Maj. Gen. Zaw Min Tun, the military government's spokesperson, was reported to have said at the same news conference that the three sites might be the country's main drug-production hubs.

He said drug trafficking routes from that region ran to neighboring countries including Bangladesh, Thailand and Malaysia, and through conflict areas, particularly in west, northwest and southeast parts of Myanmar, with the involvement of ethnic armed groups and local armed resistance groups fighting the army.

State broadcaster MRTV reported Thursday evening that security forces raided a fourth narcotics production site located a few kilometers (miles) from the other three.

Myanmar's drug trade, carried out mainly in remote frontier areas, has long been attributed to various ethnic minority groups to fund their armed struggles for more autonomy. Members of the army, especially at the regional level, have also been accused of involvement.

In the past five years, the authorities have seized drugs worth over 5,900 billion Myanmar kyats (about $2.8 billion), destroyed more than 10,000 hectares of opium poppy fields and arrested more than 43,900 people for drug-related crimes, said Tun Tun Naung.

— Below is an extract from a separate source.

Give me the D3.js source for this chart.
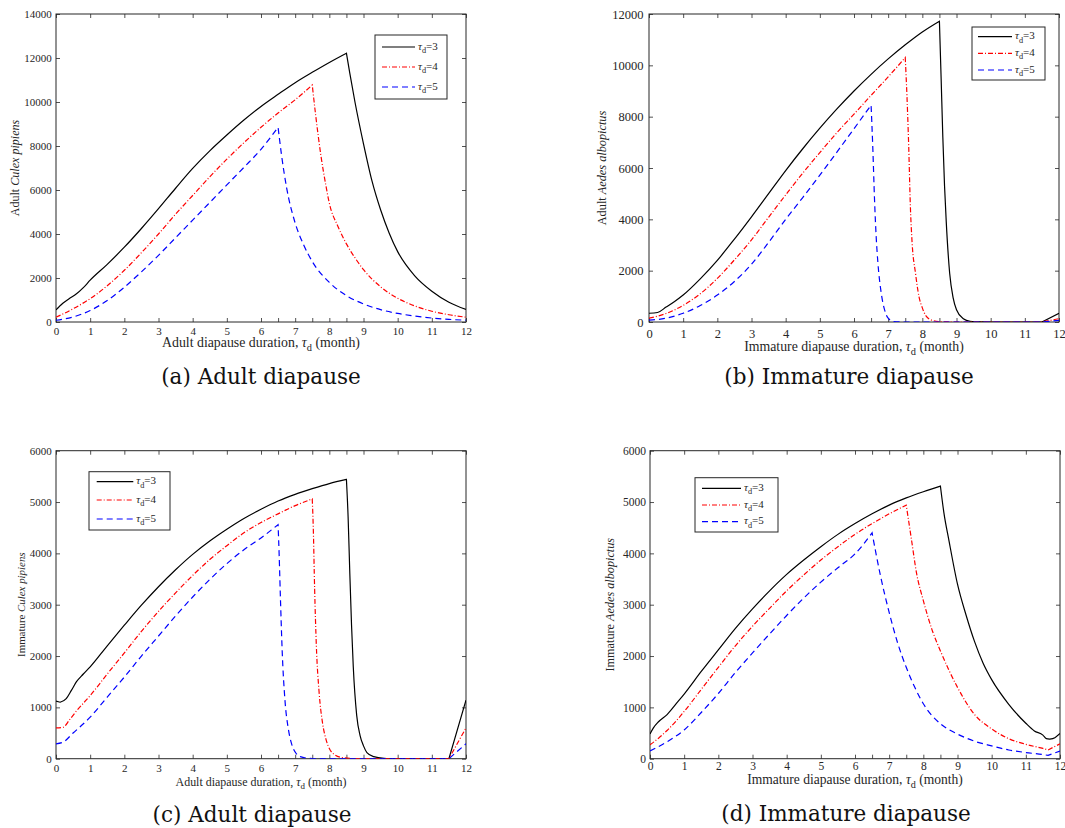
<!DOCTYPE html>
<html>
<head>
<meta charset="utf-8">
<script src="https://cdn.jsdelivr.net/npm/d3@7"></script>
<style>
  body { margin: 0; background: #fff; }
  svg { display: block; }
  .serif { font-family: 'Liberation Serif', 'Times New Roman', Times, serif; }
  .cap { font-family: 'DejaVu Serif', serif; }
</style>
</head>
<body>
<div id="chart"></div>
<script>
// values, [duration, population]
var a3 = [[0,550],[0.2,850],[0.4,1080],[0.6,1280],[0.8,1560],[1,1900],[1.5,2620],[2,3400],[2.5,4250],[3,5150],[3.5,6080],[4,6980],[4.5,7780],[5,8500],[5.5,9180],[6,9800],[6.5,10350],[7,10880],[7.5,11350],[8,11800],[8.5,12220],[8.6,11300],[8.75,10000],[9,8100],[9.25,6400],[9.5,5100],[9.75,4050],[10,3200],[10.5,2100],[11,1400],[11.5,900],[12,570]];
var a4 = [[0,220],[0.25,400],[0.5,600],[0.75,820],[1,1060],[1.5,1650],[2,2350],[2.5,3150],[3,4000],[3.5,4900],[4,5750],[4.5,6600],[5,7400],[5.5,8150],[6,8850],[6.5,9500],[7,10100],[7.5,10770],[7.6,9400],[7.75,7600],[7.9,6200],[8,5400],[8.25,4350],[8.5,3550],[8.75,2920],[9,2380],[9.5,1600],[10,1080],[10.5,730],[11,490],[11.5,330],[12,220]];
var a5 = [[0,80],[0.5,230],[1,520],[1.5,980],[2,1580],[2.5,2280],[3,3030],[3.5,3830],[4,4630],[4.5,5430],[5,6230],[5.5,7030],[6,7850],[6.5,8850],[6.6,7600],[6.75,6100],[7,4500],[7.25,3500],[7.5,2750],[8,1800],[8.5,1200],[9,820],[9.5,560],[10,390],[10.5,270],[11,180],[11.5,120],[12,80]];

var b3 = [[0,340],[0.25,370],[0.5,580],[0.75,800],[1,1050],[1.5,1680],[2,2400],[2.5,3230],[3,4100],[3.5,5000],[4,5900],[4.5,6750],[5,7550],[5.5,8300],[6,9000],[6.5,9650],[7,10250],[7.5,10800],[8,11300],[8.5,11720],[8.55,9500],[8.6,7200],[8.65,5300],[8.7,3900],[8.8,1900],[8.9,950],[9,480],[9.2,130],[9.4,30],[9.7,5],[10,0],[11.5,0],[12,340]];
var b4 = [[0,150],[0.5,330],[1,650],[1.5,1100],[2,1700],[2.5,2420],[3,3200],[3.5,4080],[4,4950],[4.5,5800],[5,6600],[5.5,7380],[6,8100],[6.5,8830],[7,9550],[7.5,10300],[7.55,8800],[7.6,6900],[7.65,4500],[7.7,3100],[7.8,1900],[7.9,1000],[8,550],[8.1,250],[8.3,60],[8.6,5],[9,0],[11.5,0],[12,130]];
var b5 = [[0,70],[0.5,150],[1,340],[1.5,640],[2,1050],[2.5,1580],[3,2250],[3.5,3100],[4,4000],[4.5,4850],[5,5720],[5.5,6620],[6,7530],[6.5,8450],[6.55,6800],[6.6,4800],[6.65,3300],[6.7,2300],[6.8,1100],[6.9,450],[7,150],[7.15,20],[7.4,0],[11.5,0],[12,60]];

var c3 = [[0,1120],[0.12,1100],[0.3,1170],[0.45,1330],[0.6,1500],[0.8,1650],[1,1790],[1.5,2200],[2,2600],[2.5,2990],[3,3350],[3.5,3680],[4,3980],[4.5,4240],[5,4470],[5.5,4680],[6,4860],[6.5,5020],[7,5150],[7.5,5260],[8,5360],[8.5,5440],[8.55,4700],[8.6,3600],[8.65,2600],[8.7,1800],[8.8,850],[8.9,450],[9,250],[9.1,120],[9.3,40],[9.6,8],[10,0],[11.5,0],[12,1140]];
var c4 = [[0,600],[0.2,610],[0.4,760],[0.6,930],[0.8,1080],[1,1230],[1.5,1650],[2,2060],[2.5,2480],[3,2870],[3.5,3230],[4,3570],[4.5,3880],[5,4150],[5.5,4400],[6,4600],[6.5,4770],[7,4930],[7.5,5060],[7.53,4500],[7.57,3300],[7.62,2200],[7.7,1300],[7.8,700],[7.9,380],[8,200],[8.15,80],[8.4,20],[8.8,0],[11.5,0],[12,600]];
var c5 = [[0,290],[0.2,320],[0.5,500],[1,810],[1.5,1200],[2,1590],[2.5,2000],[3,2390],[3.5,2780],[4,3150],[4.5,3490],[5,3800],[5.5,4070],[6,4300],[6.5,4560],[6.53,4000],[6.57,3100],[6.62,2100],[6.7,1150],[6.8,580],[6.9,280],[7,130],[7.15,40],[7.4,8],[7.7,0],[11.5,0],[12,290]];

var d3s = [[0,480],[0.1,600],[0.25,720],[0.5,860],[0.75,1060],[1,1260],[1.5,1700],[2,2120],[2.5,2540],[3,2920],[3.5,3270],[4,3590],[4.5,3870],[5,4130],[5.5,4370],[6,4580],[6.5,4770],[7,4940],[7.5,5080],[8,5200],[8.5,5310],[8.6,4800],[8.75,4250],[9,3400],[9.25,2800],[9.5,2280],[9.75,1860],[10,1540],[10.5,1060],[11,690],[11.25,540],[11.5,460],[11.6,390],[11.7,380],[11.85,410],[12,490]];
var d4 = [[0,270],[0.25,400],[0.5,550],[1,920],[1.5,1350],[2,1780],[2.5,2200],[3,2580],[3.5,2930],[4,3270],[4.5,3580],[5,3870],[5.5,4130],[6,4370],[6.5,4580],[7,4770],[7.5,4940],[7.65,4280],[7.8,3620],[8,3080],[8.25,2520],[8.5,2100],[9,1390],[9.5,860],[10,580],[10.5,390],[11,280],[11.5,200],[11.65,170],[12,290]];
var d5 = [[0,150],[0.5,330],[1,560],[1.5,900],[2,1270],[2.5,1680],[3,2060],[3.5,2430],[4,2790],[4.5,3130],[5,3440],[5.5,3720],[6,3990],[6.25,4180],[6.5,4400],[6.75,3550],[7,2850],[7.25,2250],[7.5,1780],[7.75,1390],[8,1070],[8.5,680],[9,480],[9.5,340],[10,250],[10.5,170],[11,120],[11.5,80],[11.65,65],[12,150]];

var tauValues = ["3", "4", "5"];
var xTicks = d3.range(0, 13);
var xExtraTicks = [6.5, 7.5, 8.5];
var yTicksA = d3.range(0, 14001, 2000);
var yTicksB = d3.range(0, 12001, 2000);
var yTicksC = d3.range(0, 6001, 1000);
var yTicksD = d3.range(0, 6001, 1000);

var colors = ["#000000", "#ff0000", "#0000ff"];
var dashes = [null, "5,2,1,2", "6,4"];
var axisColor = "#262626";

var panels = [
  { series: [a3, a4, a5], yMax: 14000, yTicks: yTicksA, left: 56, top: 14,
    stage: "Adult", species: "Culex pipiens", xStage: "Adult",
    caption: "(a) Adult diapause", capX: 261, capY: 384,
    tickFont: 11, tickY: 13, tickPad: 4.3, xLabW: 198, xLabY: 347, yLabW: 97, yLabX: 19,
    legend: { x: 375, y: 35, w: 72, h: 64, l1: 382, l2: 415, rows: [47, 67, 87] } },
  { series: [b3, b4, b5], yMax: 12000, yTicks: yTicksB, left: 649, top: 14,
    stage: "Adult", species: "Aedes albopictus", xStage: "Immature",
    caption: "(b) Immature diapause", capX: 849, capY: 384,
    tickFont: 12.5, tickY: 15.5, tickPad: 5.4, xLabW: 220, xLabY: 351, yLabW: 115, yLabX: 606,
    legend: { x: 972, y: 27, w: 73, h: 53, l1: 978, l2: 1012, rows: [36.7, 53.3, 70] } },
  { series: [c3, c4, c5], yMax: 6000, yTicks: yTicksC, left: 56, top: 450.7,
    stage: "Immature", species: "Culex pipiens", xStage: "Adult",
    caption: "(c) Adult diapause", capX: 252, capY: 822,
    tickFont: 11, tickY: 13.3, tickPad: 4.3, xLabW: 171, xLabY: 785.7, yLabW: 105, yLabX: 25,
    legend: { x: 89, y: 471.7, w: 81, h: 58.3, l1: 96.7, l2: 133.3, rows: [481.7, 500, 519] } },
  { series: [d3s, d4, d5], yMax: 6000, yTicks: yTicksD, left: 650, top: 450.7,
    stage: "Immature", species: "Aedes albopictus", xStage: "Immature",
    caption: "(d) Immature diapause", capX: 846, capY: 821,
    tickFont: 11.5, tickY: 11.3, tickPad: 4, xLabW: 216, xLabY: 784, yLabW: 134, yLabX: 614,
    legend: { x: 695, y: 477.7, w: 83, h: 54.3, l1: 702, l2: 741, rows: [488.3, 505, 521.7] } }
];

var svgWidth = 1065, svgHeight = 828;
var plotW = 410, plotH = 308;

var svg = d3.select("#chart").append("svg")
  .attr("width", svgWidth)
  .attr("height", svgHeight)
  .style("background", "#fff");

// split a series at its corners so the monotone curve keeps the sharp peaks
function runs(pts) {
  var out = [], cur = [pts[0]];
  for (var i = 1; i < pts.length; i++) {
    cur.push(pts[i]);
    if (i < pts.length - 1) {
      var s0 = Math.sign(pts[i][1] - pts[i - 1][1]);
      var s1 = Math.sign(pts[i + 1][1] - pts[i][1]);
      if (s0 !== s1) { out.push(cur); cur = [pts[i]]; }
    }
  }
  out.push(cur);
  return out;
}

function fitWidth(sel, width) {
  var fs = parseFloat(sel.style("font-size"));
  var w = sel.node().getBBox().width;
  if (w > 0) sel.style("font-size", (fs * width / w) + "px");
}

function addTau(textSel, after) {
  textSel.append("tspan").style("font-style", "italic").text("\u03c4");
  textSel.append("tspan").style("font-size", "75%").attr("dy", "0.4em").text("d");
  textSel.append("tspan").attr("dy", "-0.3em").text(after);
}

panels.forEach(function(p, pi) {
  var x = d3.scaleLinear().domain([0, 12]).range([0, plotW]);
  var y = d3.scaleLinear().domain([0, p.yMax]).range([plotH, 0]);

  var g = svg.append("g").attr("transform", "translate(" + p.left + "," + p.top + ")");

  g.append("clipPath").attr("id", "clip" + pi)
    .append("rect").attr("width", plotW).attr("height", plotH);

  // ticks, pointing inward on all four sides
  var allX = xTicks.concat(xExtraTicks);
  var bottom = g.append("g").attr("transform", "translate(0," + plotH + ")")
    .call(d3.axisBottom(x).tickValues(allX).tickSizeInner(-4).tickSizeOuter(0)
      .tickFormat(function(d) { return Number.isInteger(d) ? d : ""; }));
  bottom.selectAll("text")
    .attr("y", p.tickY).attr("dy", null);

  g.append("g")
    .call(d3.axisTop(x).tickValues(allX).tickSizeInner(-4).tickSizeOuter(0).tickFormat(""));

  var left = g.append("g")
    .call(d3.axisLeft(y).tickValues(p.yTicks).tickSizeInner(-4).tickSizeOuter(0).tickFormat(d3.format("d")));
  left.selectAll("text").attr("x", -p.tickPad);

  g.append("g").attr("transform", "translate(" + plotW + ",0)")
    .call(d3.axisRight(y).tickValues(p.yTicks).tickSizeInner(-4).tickSizeOuter(0).tickFormat(""));

  g.selectAll(".domain").remove();
  g.selectAll("g").attr("font-family", null).attr("font-size", null);
  g.selectAll(".tick line").attr("stroke", axisColor).attr("stroke-width", 0.8);
  g.selectAll(".tick text")
    .attr("class", "serif")
    .attr("fill", axisColor)
    .style("font-size", p.tickFont + "px");

  g.append("rect")
    .attr("width", plotW).attr("height", plotH)
    .attr("fill", "none").attr("stroke", axisColor).attr("stroke-width", 1);

  // curves
  var line = d3.line()
    .x(function(d) { return x(d[0]); })
    .y(function(d) { return y(d[1]); })
    .curve(d3.curveMonotoneX);

  var curves = g.append("g").attr("clip-path", "url(#clip" + pi + ")");
  p.series.forEach(function(s, si) {
    var d = runs(s).map(function(r, i) {
      var str = line(r);
      return i ? str.replace(/^M/, "L") : str;
    }).join("");
    curves.append("path")
      .attr("d", d)
      .attr("fill", "none")
      .attr("stroke", colors[si])
      .attr("stroke-width", 1.2)
      .attr("stroke-dasharray", dashes[si]);
  });

  // x label
  var xl = svg.append("text")
    .attr("class", "serif")
    .attr("x", p.left + plotW / 2).attr("y", p.xLabY)
    .attr("text-anchor", "middle")
    .attr("fill", axisColor)
    .style("font-size", "13px");
  xl.append("tspan").text(p.xStage + " diapause duration, ");
  addTau(xl, " (month)");
  fitWidth(xl, p.xLabW);

  // y label
  var cy = p.top + plotH / 2;
  var yl = svg.append("text")
    .attr("class", "serif")
    .attr("transform", "translate(" + p.yLabX + "," + cy + ") rotate(-90)")
    .attr("text-anchor", "middle")
    .attr("fill", axisColor)
    .style("font-size", "12px");
  yl.append("tspan").text(p.stage + " ");
  yl.append("tspan").style("font-style", "italic").text(p.species);
  fitWidth(yl, p.yLabW);

  // legend
  var L = p.legend;
  svg.append("rect")
    .attr("x", L.x).attr("y", L.y).attr("width", L.w).attr("height", L.h)
    .attr("fill", "#fff").attr("stroke", axisColor).attr("stroke-width", 1);
  tauValues.forEach(function(v, i) {
    svg.append("line")
      .attr("x1", L.l1).attr("x2", L.l2)
      .attr("y1", L.rows[i]).attr("y2", L.rows[i])
      .attr("stroke", colors[i]).attr("stroke-width", 1.2)
      .attr("stroke-dasharray", dashes[i]);
    var t = svg.append("text")
      .attr("class", "serif")
      .attr("x", L.l2 + 3).attr("y", L.rows[i] + 2.5)
      .attr("fill", axisColor)
      .style("font-size", "11px");
    addTau(t, "=" + v);
  });

  // sub-figure caption
  svg.append("text")
    .attr("class", "cap")
    .attr("x", p.capX).attr("y", p.capY)
    .attr("text-anchor", "middle")
    .attr("fill", "#111")
    .style("font-size", "21.5px")
    .text(p.caption);
});
</script>
</body>
</html>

A survey by the United Nations Office on Drugs and Crime released in December said opium poppy cultivation in Myanmar surged to its highest level in a decade in 2025. Opium is used to make heroin.

Myanmar has also been described by the U.N. as the world's largest methamphetamine producer. It is easier to produce on an industrial scale than labor-intensive opium and heroin and is distributed as tablets and crystal methamphetamine by land, sea and air around the Asia-Pacific region.

The U.N.'s drug experts say Myanmar's civil war, which broke out after the army seized power from Aung San Suu Kyi's elected government in 2021, facilitated the illicit drug trade by destabilizing the country.

Tun Tun Naung said six people linked to the Shan State Progress Party, one of several ethnic armed groups operating in the region, were arrested at one of the sites. He claimed drug sales were a major source of income for insurgent groups, according to the newspaper report.

The Shan State Progress Party, which has been involved in longstanding conflict with Myanmar's military, announced in a statement released on Saturday that it has no connection with any illegal groups operating in the regions where the army was carrying out its anti-drug operations.